Microbiome Changes Drive the Dieting Yo-Yo Effect, Study Finds (smh.com.au)
wheelbarrio writes: We've known for a long time that diet-induced weight loss is rarely permanent but until now what has been a frustration for dieters has also been largely a mystery to scientists. A paper published today in the prestigious journal Nature presents good evidence that your gut microbiome may be to blame. Studying mice fed cycles of high-fat and normal diets, the authors found that the particular bacterial population that thrives in the high-fat regime persists in the gut even once the mice have returned to normal weight and normal metabolic function after a dieting cycle. This leaves them more susceptible to weight gain than control mice who were never overweight, when both populations are exposed to a cycle of high-fat diet. The details are fascinating, including the suggestion that dietary flavonoid supplementation might mitigate the effect. My guess is that this may end up being one of the most cited papers of the year, if not the decade.
It doesn't matter WHY it affects them differently, except as trivia.

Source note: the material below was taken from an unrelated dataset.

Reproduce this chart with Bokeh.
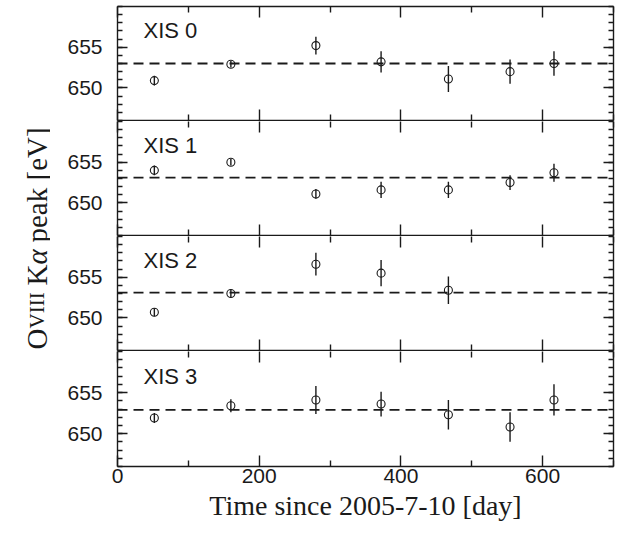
from math import pi
from bokeh.plotting import figure
from bokeh.layouts import row, column
from bokeh.models import ColumnDataSource, Span, Label, LinearAxis, FixedTicker, Range1d
from bokeh.embed import file_html
from bokeh.resources import INLINE

# ---------------- data ----------------
days = [52, 160, 280, 372, 467, 554, 616]
detectors = ["XIS 0", "XIS 1", "XIS 2", "XIS 3"]

xis0_peak = [650.9, 652.9, 655.2, 653.2, 651.1, 652.0, 653.0]
xis0_err = [0.6, 0.4, 1.1, 1.3, 1.6, 1.5, 1.5]
xis1_peak = [654.0, 655.0, 651.1, 651.6, 651.6, 652.5, 653.7]
xis1_err = [0.6, 0.4, 0.6, 1.0, 1.0, 0.9, 1.1]
xis2_peak = [650.7, 653.0, 656.6, 655.5, 653.4]
xis2_err = [0.5, 0.5, 1.4, 1.6, 1.7]
xis3_peak = [651.9, 653.4, 654.1, 653.6, 652.3, 650.8, 654.1]
xis3_err = [0.6, 0.8, 1.7, 1.5, 1.8, 1.8, 1.9]

mean_peak = [653.0, 653.1, 653.1, 652.9]

x_major = [0, 200, 400, 600]
x_minor = [100, 300, 500, 700]
y_major = [650, 655]
y_minor = list(range(646, 661))
x_lim = (0, 700)
y_lim = (646, 660)

series = [
    (xis0_peak, xis0_err),
    (xis1_peak, xis1_err),
    (xis2_peak, xis2_err),
    (xis3_peak, xis3_err),
]

# ---------------- layout constants ----------------
LABEL_W = 50
FRAME_W = 496
FRAME_H = 114
LEFT = 117 - LABEL_W
RIGHT = 618 - LABEL_W - LEFT - FRAME_W
INK = "#1a1a1a"
LW = 1.4
TW = 1.4

shared_x = Range1d(*x_lim)


def tick_only_axis(positions, length, draw_line):
    """Axis that only draws inward ticks (as minor ticks, so no labels)."""
    ax = LinearAxis(ticker=FixedTicker(ticks=[], minor_ticks=positions))
    ax.axis_line_color = INK if draw_line else None
    ax.axis_line_width = LW
    ax.major_tick_line_color = None
    ax.major_tick_in = 0
    ax.major_tick_out = 0
    ax.minor_tick_line_color = INK
    ax.minor_tick_line_width = TW
    ax.minor_tick_in = length
    ax.minor_tick_out = 0
    ax.major_label_standoff = 0
    return ax


def labelled_axis(ticker, major_in, minor_in):
    ax = LinearAxis(ticker=ticker)
    ax.axis_line_width = LW
    ax.axis_line_color = INK
    ax.major_tick_line_color = INK
    ax.minor_tick_line_color = INK
    ax.major_tick_line_width = TW
    ax.minor_tick_line_width = TW
    ax.major_tick_in = major_in
    ax.major_tick_out = 0
    ax.minor_tick_in = minor_in
    ax.minor_tick_out = 0
    ax.major_label_text_font = "Liberation Sans"
    ax.major_label_text_font_size = "21px"
    ax.major_label_text_color = INK
    return ax


panels = []
for i, (name, (peak, err), mean) in enumerate(zip(detectors, series, mean_peak)):
    first = i == 0
    last = i == len(detectors) - 1
    p = figure(frame_width=FRAME_W, frame_height=FRAME_H + (1 if last else 0),
               x_range=shared_x, y_range=Range1d(*y_lim),
               x_axis_location=None, y_axis_location=None,
               output_backend="svg", toolbar_location=None,
               min_border_left=LEFT, min_border_right=RIGHT,
               min_border_top=6 if first else 0,
               min_border_bottom=73 if last else 1,
               background_fill_color="white", border_fill_color="white",
               outline_line_color=None)
    p.grid.visible = False

    # left: labelled y axis
    left = labelled_axis(FixedTicker(ticks=y_major, minor_ticks=y_minor), 10, 5)
    left.major_label_standoff = 15
    p.add_layout(left, "left")

    # right: ticks only
    p.add_layout(tick_only_axis(y_major, 10, True), "right")
    p.add_layout(tick_only_axis(y_minor, 5, False), "right")

    # top: ticks only (line only on the very top panel)
    p.add_layout(tick_only_axis(x_major, 11, first), "above")
    p.add_layout(tick_only_axis(x_minor, 6, False), "above")

    # bottom
    if last:
        below = labelled_axis(FixedTicker(ticks=x_major, minor_ticks=x_minor), 11, 6)
        below.major_label_standoff = 2
        below.axis_label = "Time since 2005-7-10 [day]"
        below.axis_label_text_font = "Liberation Serif"
        below.axis_label_text_font_size = "28px"
        below.axis_label_text_font_style = "normal"
        below.axis_label_text_color = INK
        below.axis_label_standoff = 4
        p.add_layout(below, "below")
    else:
        p.add_layout(tick_only_axis(x_major, 11, True), "below")
        p.add_layout(tick_only_axis(x_minor, 6, False), "below")

    n = len(peak)
    src = ColumnDataSource(dict(
        day=days[:n], peak=peak,
        lo=[v - e for v, e in zip(peak, err)],
        hi=[v + e for v, e in zip(peak, err)],
    ))
    p.add_layout(Span(location=mean, dimension="width", line_color=INK,
                      line_width=1.8, line_dash="10 6"))
    p.segment(x0="day", y0="lo", x1="day", y1="hi", source=src,
              line_color=INK, line_width=1.4)
    p.scatter(x="day", y="peak", source=src, marker="circle", size=8,
              fill_color=None, line_color=INK, line_width=1.1)

    p.add_layout(Label(x=26, y=FRAME_H - 24, x_units="screen", y_units="screen",
                       text=name, text_font="Liberation Sans",
                       text_font_size="22px", text_color=INK,
                       text_baseline="middle", text_align="left"))
    panels.append(p)

# y-axis title in its own narrow canvas
lab = figure(width=LABEL_W, height=539, x_axis_location=None, y_axis_location=None,
             output_backend="svg", toolbar_location=None, min_border=0,
             outline_line_color=None, background_fill_color="white",
             border_fill_color="white")
lab.grid.visible = False
BASE_X = 36
pieces = [
    ("O", 190, "29px", "normal"),
    ("VIII", 211, "21px", "normal"),
    ("K", 254, "29px", "normal"),
    ("α", 275, "29px", "italic"),
    ("peak [eV]", 297, "29px", "normal"),
]
for txt, ypos, size, style in pieces:
    lab.add_layout(Label(x=BASE_X, y=ypos, x_units="screen", y_units="screen",
                         text=txt, angle=pi / 2, text_font="Liberation Serif",
                         text_font_size=size, text_font_style=style,
                         text_color=INK, text_align="left",
                         text_baseline="alphabetic"))

layout = row(lab, column(*panels))
open("out.html", "w").write(file_html(layout, INLINE))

Unless you intend to specifically analyse, combat and treat individual microbiomes in the stomach of every patient, you're not going to be able to do much else.
And, honestly, it STILL comes down to "YOU need to eat less". Short of individually tailored micromanagement of your gut, you're not going to ever really change what's in there.

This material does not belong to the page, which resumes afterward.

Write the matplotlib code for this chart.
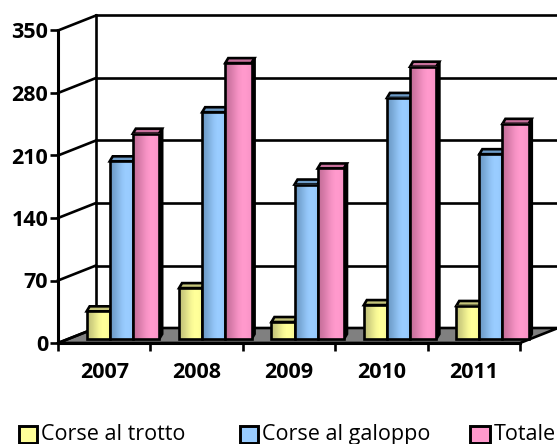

And yet, eating less will force the gut bacteria that are less efficient to die off and more efficient ones to survive or be introduced. It's horrible, yes, but still the only way to lose weight is to EAT LESS.
The only possible use for such high-tech analysis? People who risk malnutrition through serious stomach disorders that mean it's otherwise impossible to lose weight without dying. And those people are INCREDIBLY rare.
People make excuses as much as they like, blame your parents, your upbringing, your fear of sticky food, your gut bacteria or whatever. If you want to lose weight you have to eat less and exercise more, and there's no way around that that a non-outlier person can achieve.
the authors found that the particular bacterial population that thrives in the high-fat regime persists in the gut even once the mice have returned to normal weight and normal metabolic function after a dieting cycle. This leaves them more susceptible to weight gain
Because this is why people get fat. From eating fat. In other news, eating sugar causes diabetes.
The research is to do with why dieting is rarely successful, not why people get fat.
Essentially: Eat badly, get fat, diet, lose weight, get the munchies all over again because your tummy is still hungry for fat.
So the mice gained weight when they were fed a crap diet. And, quelle surprise, when human porkers give up their short-lived attempts to stick to a Mediterranean diet and shove their noses back in the McDonald's trough, they pile back on the pounds.
Neither article says that the mice had a calorie-controlled diet. It seem far more likely that the gut microbiome changes have an impact on appetite.
You obviously didn't read the article you quoted.
"To test whether it was due to the microbiome, the researchers transferred the altered microbiomes into mice that had not previously been exposed to yo-yo diets - and here too they found unusually rapid and excessive weight gain when the mice were given high-fat foods."
The amount of weight gained on a given diet depended on the gut biome of the mouse more than the calorific content of their diet.
Troll was rated Troll because he trolled (yes, he touched a nerve - but that's part of trolling).
The underlying premise of the article is your gut is an extension of your neural and hormonal systems. Change its ecosystem's chemistry, and you'd think better and eat better. Have more fruit and vegetables, and your health will improve in a non-linear fashion - more than can be explained by better nutrition alone.